--- Begin ---

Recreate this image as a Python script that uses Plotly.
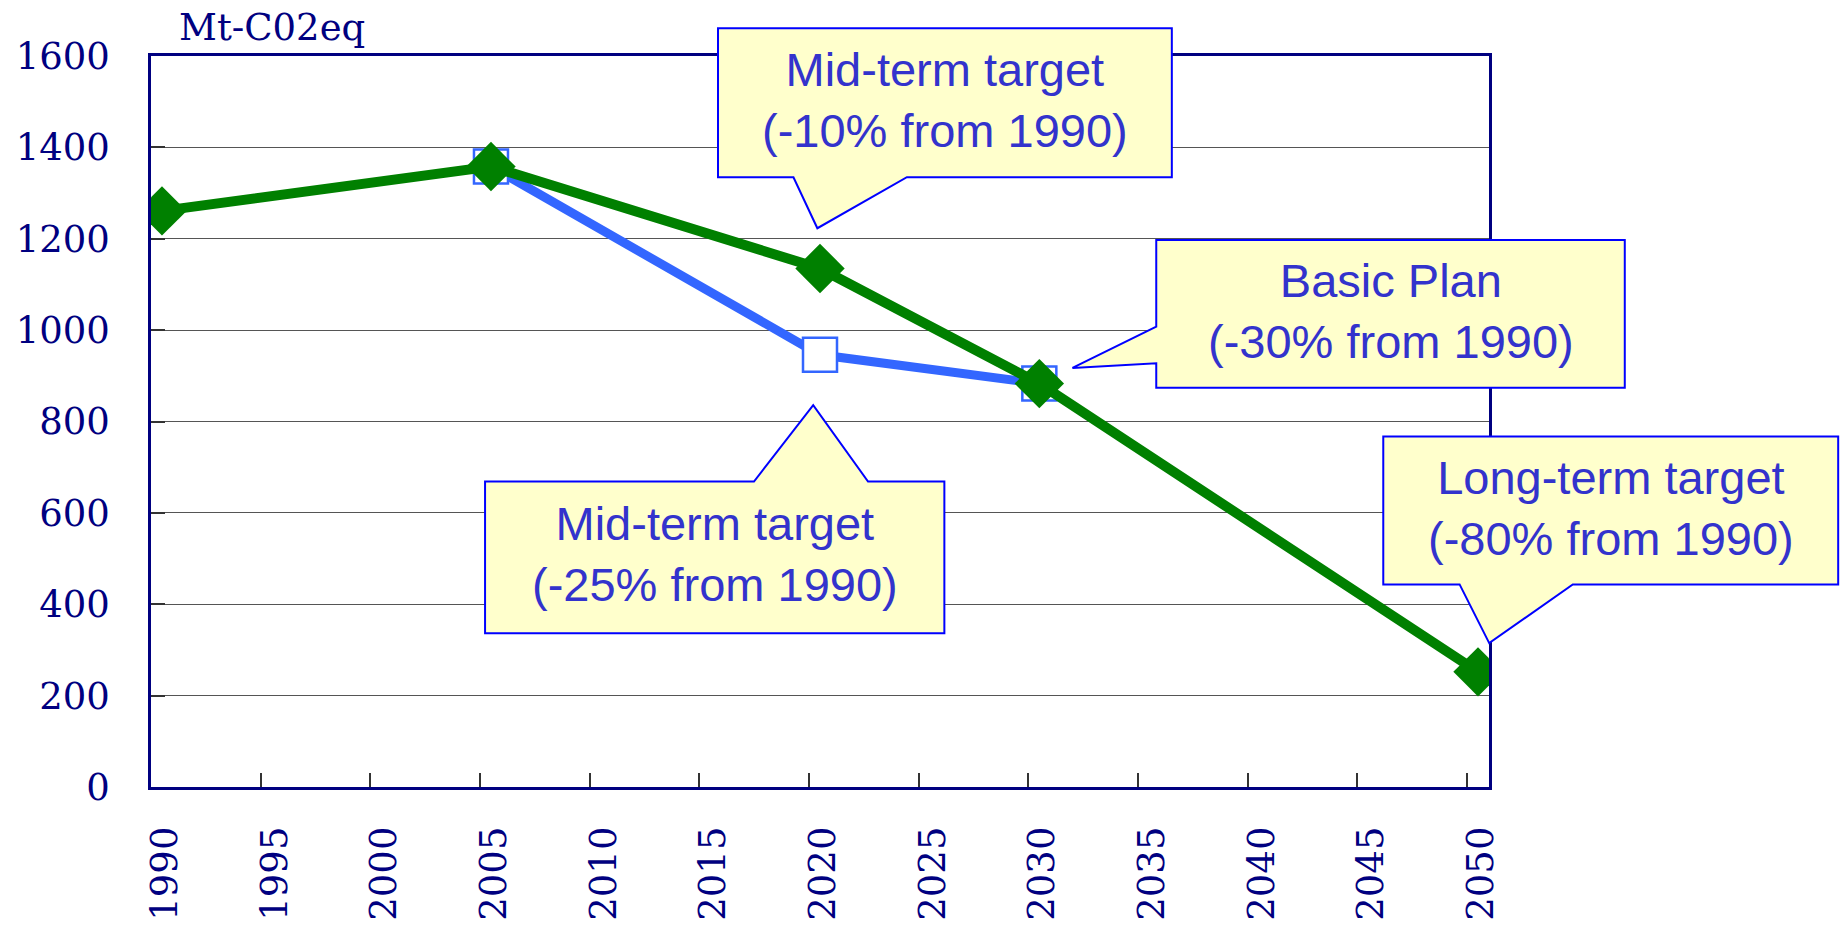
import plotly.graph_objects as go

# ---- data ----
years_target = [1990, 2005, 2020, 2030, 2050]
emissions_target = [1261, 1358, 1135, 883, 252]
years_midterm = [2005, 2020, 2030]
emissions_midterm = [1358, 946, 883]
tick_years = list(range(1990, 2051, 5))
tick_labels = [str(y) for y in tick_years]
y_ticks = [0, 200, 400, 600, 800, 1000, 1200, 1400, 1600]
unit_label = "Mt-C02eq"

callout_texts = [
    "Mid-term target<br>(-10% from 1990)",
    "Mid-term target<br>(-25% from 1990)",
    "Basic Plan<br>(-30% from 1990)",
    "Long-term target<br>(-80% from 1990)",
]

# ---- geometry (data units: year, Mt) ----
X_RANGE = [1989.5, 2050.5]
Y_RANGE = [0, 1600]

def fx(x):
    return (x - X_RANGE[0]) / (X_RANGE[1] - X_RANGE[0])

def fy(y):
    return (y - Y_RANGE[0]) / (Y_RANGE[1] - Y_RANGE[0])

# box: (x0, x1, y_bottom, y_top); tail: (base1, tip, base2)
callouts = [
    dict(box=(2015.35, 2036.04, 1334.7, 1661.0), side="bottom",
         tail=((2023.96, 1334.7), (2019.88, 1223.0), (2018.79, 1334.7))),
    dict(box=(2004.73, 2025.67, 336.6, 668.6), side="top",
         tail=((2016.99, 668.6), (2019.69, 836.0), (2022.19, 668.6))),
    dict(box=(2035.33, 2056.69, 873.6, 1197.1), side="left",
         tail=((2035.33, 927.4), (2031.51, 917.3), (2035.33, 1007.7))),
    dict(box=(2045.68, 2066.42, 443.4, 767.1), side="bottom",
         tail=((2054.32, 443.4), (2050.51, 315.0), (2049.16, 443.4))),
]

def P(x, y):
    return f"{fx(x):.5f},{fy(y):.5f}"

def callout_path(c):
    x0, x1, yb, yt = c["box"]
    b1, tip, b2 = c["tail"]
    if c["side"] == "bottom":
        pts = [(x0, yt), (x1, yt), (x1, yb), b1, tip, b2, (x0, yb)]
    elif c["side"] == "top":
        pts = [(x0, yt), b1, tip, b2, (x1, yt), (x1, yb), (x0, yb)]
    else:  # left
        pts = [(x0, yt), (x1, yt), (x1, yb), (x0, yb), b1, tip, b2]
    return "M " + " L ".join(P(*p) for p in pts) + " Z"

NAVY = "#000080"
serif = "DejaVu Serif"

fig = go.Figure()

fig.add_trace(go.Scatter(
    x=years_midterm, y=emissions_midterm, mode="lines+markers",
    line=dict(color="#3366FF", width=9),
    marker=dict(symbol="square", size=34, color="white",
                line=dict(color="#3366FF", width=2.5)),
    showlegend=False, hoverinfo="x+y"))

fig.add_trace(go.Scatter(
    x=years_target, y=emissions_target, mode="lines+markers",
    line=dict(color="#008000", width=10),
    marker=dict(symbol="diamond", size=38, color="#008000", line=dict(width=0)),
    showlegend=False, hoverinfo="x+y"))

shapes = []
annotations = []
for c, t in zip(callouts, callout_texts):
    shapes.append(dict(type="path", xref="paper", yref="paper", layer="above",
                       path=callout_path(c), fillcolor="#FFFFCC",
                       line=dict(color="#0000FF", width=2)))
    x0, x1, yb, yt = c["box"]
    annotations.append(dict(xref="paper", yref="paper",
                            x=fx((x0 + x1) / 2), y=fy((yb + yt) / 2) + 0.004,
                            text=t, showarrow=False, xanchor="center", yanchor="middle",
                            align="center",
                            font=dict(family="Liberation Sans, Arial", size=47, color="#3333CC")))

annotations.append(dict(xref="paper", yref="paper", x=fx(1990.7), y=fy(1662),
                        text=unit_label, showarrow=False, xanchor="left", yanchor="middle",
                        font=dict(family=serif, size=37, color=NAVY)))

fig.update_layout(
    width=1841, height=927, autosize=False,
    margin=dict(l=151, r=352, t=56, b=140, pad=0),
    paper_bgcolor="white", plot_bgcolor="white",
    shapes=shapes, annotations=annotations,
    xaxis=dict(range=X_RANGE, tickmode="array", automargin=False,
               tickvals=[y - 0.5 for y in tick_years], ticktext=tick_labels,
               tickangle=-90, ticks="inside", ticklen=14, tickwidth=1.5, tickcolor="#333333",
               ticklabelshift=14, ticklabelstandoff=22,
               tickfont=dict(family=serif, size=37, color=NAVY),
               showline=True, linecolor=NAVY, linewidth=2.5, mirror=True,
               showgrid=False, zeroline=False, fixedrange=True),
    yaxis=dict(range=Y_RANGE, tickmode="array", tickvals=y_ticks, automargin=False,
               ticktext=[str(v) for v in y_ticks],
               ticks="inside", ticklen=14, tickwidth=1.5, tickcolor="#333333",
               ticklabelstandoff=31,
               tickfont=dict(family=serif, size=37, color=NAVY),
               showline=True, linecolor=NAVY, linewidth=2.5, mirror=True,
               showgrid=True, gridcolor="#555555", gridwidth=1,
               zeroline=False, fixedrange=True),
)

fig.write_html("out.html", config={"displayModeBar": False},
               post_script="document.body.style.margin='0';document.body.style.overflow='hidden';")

--- End ---

_What you need to do_
Transcribe the full listing above exactly, with the images removed.

_Exercise output_
Recreate this image as a Python script that uses Plotly.
import plotly.graph_objects as go

# ---- data ----
years_target = [1990, 2005, 2020, 2030, 2050]
emissions_target = [1261, 1358, 1135, 883, 252]
years_midterm = [2005, 2020, 2030]
emissions_midterm = [1358, 946, 883]
tick_years = list(range(1990, 2051, 5))
tick_labels = [str(y) for y in tick_years]
y_ticks = [0, 200, 400, 600, 800, 1000, 1200, 1400, 1600]
unit_label = "Mt-C02eq"

callout_texts = [
    "Mid-term target<br>(-10% from 1990)",
    "Mid-term target<br>(-25% from 1990)",
    "Basic Plan<br>(-30% from 1990)",
    "Long-term target<br>(-80% from 1990)",
]

# ---- geometry (data units: year, Mt) ----
X_RANGE = [1989.5, 2050.5]
Y_RANGE = [0, 1600]

def fx(x):
    return (x - X_RANGE[0]) / (X_RANGE[1] - X_RANGE[0])

def fy(y):
    return (y - Y_RANGE[0]) / (Y_RANGE[1] - Y_RANGE[0])

# box: (x0, x1, y_bottom, y_top); tail: (base1, tip, base2)
callouts = [
    dict(box=(2015.35, 2036.04, 1334.7, 1661.0), side="bottom",
         tail=((2023.96, 1334.7), (2019.88, 1223.0), (2018.79, 1334.7))),
    dict(box=(2004.73, 2025.67, 336.6, 668.6), side="top",
         tail=((2016.99, 668.6), (2019.69, 836.0), (2022.19, 668.6))),
    dict(box=(2035.33, 2056.69, 873.6, 1197.1), side="left",
         tail=((2035.33, 927.4), (2031.51, 917.3), (2035.33, 1007.7))),
    dict(box=(2045.68, 2066.42, 443.4, 767.1), side="bottom",
         tail=((2054.32, 443.4), (2050.51, 315.0), (2049.16, 443.4))),
]

def P(x, y):
    return f"{fx(x):.5f},{fy(y):.5f}"

def callout_path(c):
    x0, x1, yb, yt = c["box"]
    b1, tip, b2 = c["tail"]
    if c["side"] == "bottom":
        pts = [(x0, yt), (x1, yt), (x1, yb), b1, tip, b2, (x0, yb)]
    elif c["side"] == "top":
        pts = [(x0, yt), b1, tip, b2, (x1, yt), (x1, yb), (x0, yb)]
    else:  # left
        pts = [(x0, yt), (x1, yt), (x1, yb), (x0, yb), b1, tip, b2]
    return "M " + " L ".join(P(*p) for p in pts) + " Z"

NAVY = "#000080"
serif = "DejaVu Serif"

fig = go.Figure()

fig.add_trace(go.Scatter(
    x=years_midterm, y=emissions_midterm, mode="lines+markers",
    line=dict(color="#3366FF", width=9),
    marker=dict(symbol="square", size=34, color="white",
                line=dict(color="#3366FF", width=2.5)),
    showlegend=False, hoverinfo="x+y"))

fig.add_trace(go.Scatter(
    x=years_target, y=emissions_target, mode="lines+markers",
    line=dict(color="#008000", width=10),
    marker=dict(symbol="diamond", size=38, color="#008000", line=dict(width=0)),
    showlegend=False, hoverinfo="x+y"))

shapes = []
annotations = []
for c, t in zip(callouts, callout_texts):
    shapes.append(dict(type="path", xref="paper", yref="paper", layer="above",
                       path=callout_path(c), fillcolor="#FFFFCC",
                       line=dict(color="#0000FF", width=2)))
    x0, x1, yb, yt = c["box"]
    annotations.append(dict(xref="paper", yref="paper",
                            x=fx((x0 + x1) / 2), y=fy((yb + yt) / 2) + 0.004,
                            text=t, showarrow=False, xanchor="center", yanchor="middle",
                            align="center",
                            font=dict(family="Liberation Sans, Arial", size=47, color="#3333CC")))

annotations.append(dict(xref="paper", yref="paper", x=fx(1990.7), y=fy(1662),
                        text=unit_label, showarrow=False, xanchor="left", yanchor="middle",
                        font=dict(family=serif, size=37, color=NAVY)))

fig.update_layout(
    width=1841, height=927, autosize=False,
    margin=dict(l=151, r=352, t=56, b=140, pad=0),
    paper_bgcolor="white", plot_bgcolor="white",
    shapes=shapes, annotations=annotations,
    xaxis=dict(range=X_RANGE, tickmode="array", automargin=False,
               tickvals=[y - 0.5 for y in tick_years], ticktext=tick_labels,
               tickangle=-90, ticks="inside", ticklen=14, tickwidth=1.5, tickcolor="#333333",
               ticklabelshift=14, ticklabelstandoff=22,
               tickfont=dict(family=serif, size=37, color=NAVY),
               showline=True, linecolor=NAVY, linewidth=2.5, mirror=True,
               showgrid=False, zeroline=False, fixedrange=True),
    yaxis=dict(range=Y_RANGE, tickmode="array", tickvals=y_ticks, automargin=False,
               ticktext=[str(v) for v in y_ticks],
               ticks="inside", ticklen=14, tickwidth=1.5, tickcolor="#333333",
               ticklabelstandoff=31,
               tickfont=dict(family=serif, size=37, color=NAVY),
               showline=True, linecolor=NAVY, linewidth=2.5, mirror=True,
               showgrid=True, gridcolor="#555555", gridwidth=1,
               zeroline=False, fixedrange=True),
)

fig.write_html("out.html", config={"displayModeBar": False},
               post_script="document.body.style.margin='0';document.body.style.overflow='hidden';")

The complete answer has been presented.